Andy Town
- Full name: Andrew Richard Town
- Date of birth: 13 August 1941 (age 83)
- Place of birth: Mosman, Sydney, Australia
- School: Sydney Grammar School

Rugby union career
- Position(s): Fly-half

Provincial / State sides
- Years: Team / Apps / (Points)
- 1963–65: New South Wales /  / ()

International career
- Years: Team / Apps / (Points)
- 1962: Australia

= Andy Town =

Andrew Richard Town (born 13 August 1941) is an Australian former international rugby union player.

Born in the Sydney suburb of Mosman, Town had a year in the 1st XV at Sydney Grammar School and came through the Northern Suburbs junior grades to play for their senior side.

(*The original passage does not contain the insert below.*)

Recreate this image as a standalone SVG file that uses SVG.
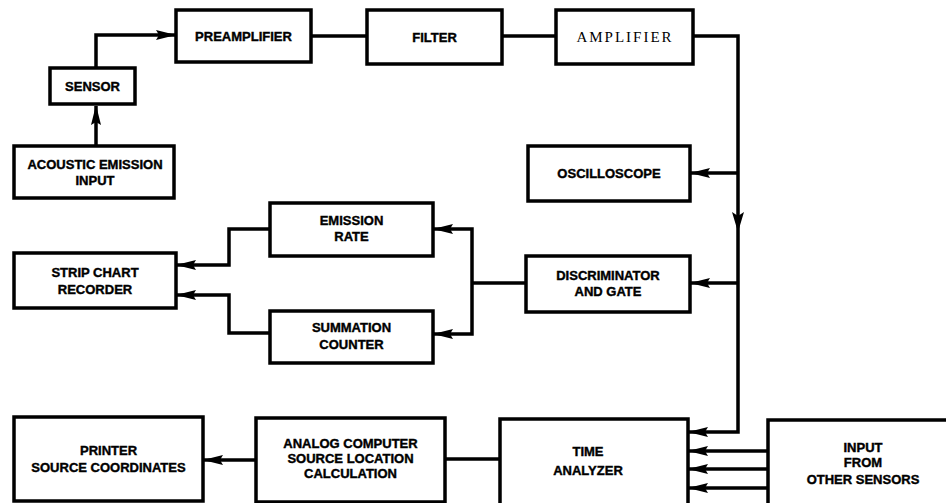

He was an attacking fly-half.

Town had yet to represent his state when he was chosen by the Wallabies for the 1962 tour of New Zealand, having impressed during the trials. A twisted ankle prior to departure hampered him in New Zealand and he featured in only three tour matches, with Phil Hawthorne the Test fly-half. Due to work commitments, Town declared himself unavailable for the 1963 tour of South Africa, before gaining his only other Wallabies call up as a reserve in 1964. He was a member of the 1963 and 1964 Northern Suburbs first-grade premiership-winning teams.